Deep reinforcement learning (RL) has shown promising results for learning complex sequential decision-making behaviors in various environments. However, most successes have been exclusively in simulation, and results in real-world applications such as robotics are limited, largely due to poor sample efficiency of typical deep RL algorithms. I will introduce temporal difference models (TDMs), an extension of goal-conditioned value functions that enables multi-time resolution model-base planning. TDMs generalize traditional predictive models, bridge the gap between model-based and off-policy model-free RL, and show substantial improvements in sample efficiency without introducing asymptotic performance loss.

Speaker Details

Shixiang (Shane) Gu is a PhD candidate at University of Cambridge and Max Planck Institute for Intelligent Systems, where he is jointly co-supervised by Richard E. Turner, Zoubin Ghahramani, and Bernhard Schoelkopf.
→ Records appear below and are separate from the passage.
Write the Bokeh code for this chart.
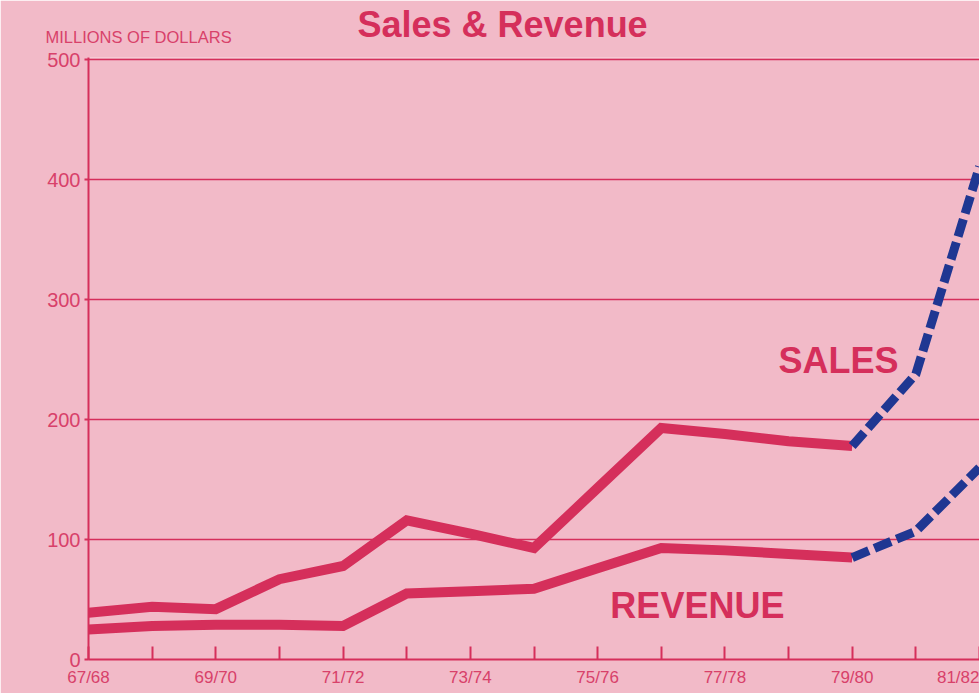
from bokeh.plotting import figure
from bokeh.models import Range1d, FixedTicker, Label, Title
from bokeh.embed import file_html
from bokeh.resources import INLINE

# ---------------- data ----------------
periods = ["67/68", "68/69", "69/70", "70/71", "71/72", "72/73", "73/74", "74/75",
           "75/76", "76/77", "77/78", "78/79", "79/80", "80/81", "81/82"]
sales_actual = [39, 44, 42, 67, 78, 116, 105, 93, 143, 193, 188, 182, 178]
revenue_actual = [25, 28, 29, 29, 28, 55, 57, 59, 76, 93, 91, 88, 85]
sales_projected = [178, 238, 411]      # 79/80 .. 81/82
revenue_projected = [85, 107, 160]     # 79/80 .. 81/82
y_ticks = [0, 100, 200, 300, 400, 500]
labelled_periods = periods[::2]

# ---------------- style ----------------
BG = "#f2bac8"
RED = "#d52f5b"
BLUE = "#1f3792"
TXT = "#d8416a"
FONT = "Liberation Sans"

x_act = list(range(len(sales_actual)))
x_proj = list(range(len(sales_actual) - 1, len(sales_actual) - 1 + len(sales_projected)))

p = figure(output_backend="svg", toolbar_location=None,
           frame_width=891, frame_height=602,
           min_border_left=88, min_border_right=0, min_border_top=57, min_border_bottom=34,
           x_range=Range1d(0, len(periods) - 1), y_range=Range1d(y_ticks[0], y_ticks[-1] + 2))
p.background_fill_color = BG
p.border_fill_color = BG
p.outline_line_color = None

# unit caption (inner title row, shifted left over the axis labels)
p.add_layout(Title(text="MILLIONS OF DOLLARS", text_font=FONT, text_font_size="16.5px",
                   text_font_style="normal", text_color=TXT, align="left",
                   offset=-43, standoff=23), "above")

# main title (outer row, pulled down to sit level with the caption)
p.title.text = "Sales & Revenue"
p.title.text_font = FONT
p.title.text_font_style = "bold"
p.title.text_font_size = "36px"
p.title.text_color = RED
p.title.align = "left"
p.title.offset = 269
p.title.standoff = -61

# x axis
p.xaxis.ticker = FixedTicker(ticks=list(range(len(periods))))
p.xaxis.major_label_overrides = {i: (lab if lab in labelled_periods else "")
                                 for i, lab in enumerate(periods)}
p.xaxis.axis_line_color = RED
p.xaxis.axis_line_width = 2
p.xaxis.major_tick_line_color = RED
p.xaxis.major_tick_line_width = 2
p.xaxis.major_tick_in = 13
p.xaxis.major_tick_out = 0
p.xaxis.minor_tick_line_color = None
p.xaxis.major_label_text_color = TXT
p.xaxis.major_label_text_font = FONT
p.xaxis.major_label_text_font_size = "17px"
p.xaxis.major_label_standoff = 8

# y axis
p.yaxis.ticker = FixedTicker(ticks=y_ticks)
p.yaxis.axis_line_color = RED
p.yaxis.axis_line_width = 2
p.yaxis.major_tick_line_color = RED
p.yaxis.major_tick_line_width = 2
p.yaxis.major_tick_in = 0
p.yaxis.major_tick_out = 4
p.yaxis.minor_tick_line_color = None
p.yaxis.major_label_text_color = TXT
p.yaxis.major_label_text_font = FONT
p.yaxis.major_label_text_font_size = "20px"
p.yaxis.major_label_standoff = 4

p.xgrid.grid_line_color = None
p.ygrid.ticker = FixedTicker(ticks=y_ticks[1:])
p.ygrid.grid_line_color = RED
p.ygrid.grid_line_width = 1.6

# lines
p.line(x_act, sales_actual, line_color=RED, line_width=10, line_join="miter")
p.line(x_act, revenue_actual, line_color=RED, line_width=10, line_join="miter")
p.line(x_proj, sales_projected, line_color=BLUE, line_width=9, line_dash="18 6", line_join="round")
p.line(x_proj, revenue_projected, line_color=BLUE, line_width=9, line_dash="18 6", line_join="round")

# series labels
p.add_layout(Label(x=10.84, y=249.2, text="SALES", text_font=FONT,
                   text_font_style="bold", text_font_size="36px", text_color=RED,
                   text_align="left", text_baseline="alphabetic"))
p.add_layout(Label(x=8.2, y=44.9, text="REVENUE", text_font=FONT,
                   text_font_style="bold", text_font_size="36px", text_color=RED,
                   text_align="left", text_baseline="alphabetic"))

open("out.html", "w").write(file_html(p, INLINE))
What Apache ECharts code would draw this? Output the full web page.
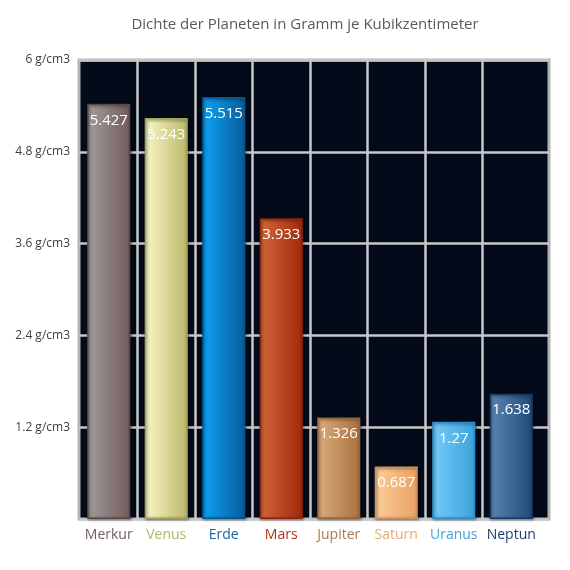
<!DOCTYPE html>
<html>
<head>
<meta charset="utf-8">
<script src="https://cdn.jsdelivr.net/npm/echarts@6/dist/echarts.min.js"></script>
<style>
  html, body { margin: 0; padding: 0; background: #fff; }
  #chart { width: 570px; height: 570px; }
</style>
</head>
<body>
<div id="chart"></div>
<script>
// Planeten und Dichte (g/cm3)
const planets = ['Merkur', 'Venus', 'Erde', 'Mars', 'Jupiter', 'Saturn', 'Uranus', 'Neptun']
const density = [5.427, 5.243, 5.515, 3.933, 1.326, 0.687, 1.27, 1.638]
const yTicks = [0, 1.2, 2.4, 3.6, 4.8, 6]

// Farben je Planet: [links, rechts, Rand, Beschriftung]
const barColors = [
  ['#a09e9e', '#735a5a', '#5e4646', '#735f5f'],
  ['#faf8c8', '#b9b868', '#a4a35a', '#b5b565'],
  ['#0ca3f4', '#0a5c9c', '#0a5590', '#1a65a5'],
  ['#d4683a', '#a0280a', '#8e2410', '#b03314'],
  ['#dcae7e', '#a8703e', '#96653a', '#aa7a4c'],
  ['#fdcd9c', '#e8a262', '#d0915c', '#e8aa72'],
  ['#76ccf8', '#3aa2dc', '#2c8ed0', '#42a2d8'],
  ['#5e86b4', '#1e4878', '#1a3a62', '#1f3c6c']
]

const chart = echarts.init(document.getElementById('chart'))

const data = density.map((v, i) => ({
  value: v,
  itemStyle: {
    color: new echarts.graphic.LinearGradient(0, 0, 1, 0, [
      { offset: 0, color: barColors[i][0] },
      { offset: 1, color: barColors[i][1] }
    ]),
    borderColor: barColors[i][2],
    borderWidth: 1.5,
    shadowColor: 'rgba(0,0,0,0.5)',
    shadowBlur: 3,
    shadowOffsetX: 1,
    shadowOffsetY: 1
  }
}))

const gridLine = { color: '#c8c8c8', width: 2.5 }
const yMin = yTicks[0]
const yMax = yTicks[yTicks.length - 1]

chart.setOption({
  backgroundColor: '#fff',
  textStyle: { fontFamily: 'Open Sans, sans-serif' },
  title: {
    text: 'Dichte der Planeten in Gramm je Kubikzentimeter',
    left: 300,
    textAlign: 'center',
    top: 12,
    textStyle: { fontSize: 15, fontWeight: 'normal', color: '#595959' }
  },
  // Grid 0: Hintergrund, Rahmen, horizontale Linien; Grid 1: Kategorien + Balken
  grid: [
    {
      left: 79, right: 21, top: 60, bottom: 51,
      show: true,
      backgroundColor: '#030a1a',
      borderColor: '#b4b4b4',
      borderWidth: 3
    },
    { left: 80, right: 30, top: 60, bottom: 51 }
  ],
  xAxis: [
    { type: 'value', gridIndex: 0, show: false },
    {
      type: 'category',
      gridIndex: 1,
      data: planets,
      axisLine: { show: false },
      axisTick: { show: false },
      splitLine: { show: true, interval: 0, showMinLine: false, showMaxLine: false, lineStyle: gridLine },
      axisLabel: {
        interval: 0,
        fontSize: 14,
        margin: 9,
        color: (val, idx) => barColors[idx][3]
      }
    }
  ],
  yAxis: [
    {
      type: 'value',
      gridIndex: 0,
      min: yMin,
      max: yMax,
      interval: 1.2,
      axisLine: { show: false },
      axisTick: { show: false },
      splitLine: { show: true, lineStyle: gridLine },
      axisLabel: {
        fontSize: 12,
        color: '#404040',
        margin: 9,
        formatter: v => (v === 0 ? '' : `${+v.toFixed(1)} g/cm3`)
      }
    },
    { type: 'value', gridIndex: 1, min: yMin, max: yMax, show: false, splitLine: { show: false } }
  ],
  series: [{
    type: 'bar',
    xAxisIndex: 1,
    yAxisIndex: 1,
    data,
    barWidth: '75%',
    label: {
      show: true,
      position: 'insideTop',
      distance: 9,
      color: '#fff',
      fontSize: 15,
      formatter: p => String(p.value)
    }
  }]
})
</script>
</body>
</html>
He holds BASc. in Engineering Science from University of Toronto, where he completed this thesis with Professor Geoffrey Hinton. His research interests span deep reinforcement learning, deep learning, robotics, approximate inference and causality, and his research has been featured by MIT Technology Review and Google Research Blog. He also collaborates closely with Sergey Levine from UC Berkeley/Google and Tim Lillicrap from DeepMind.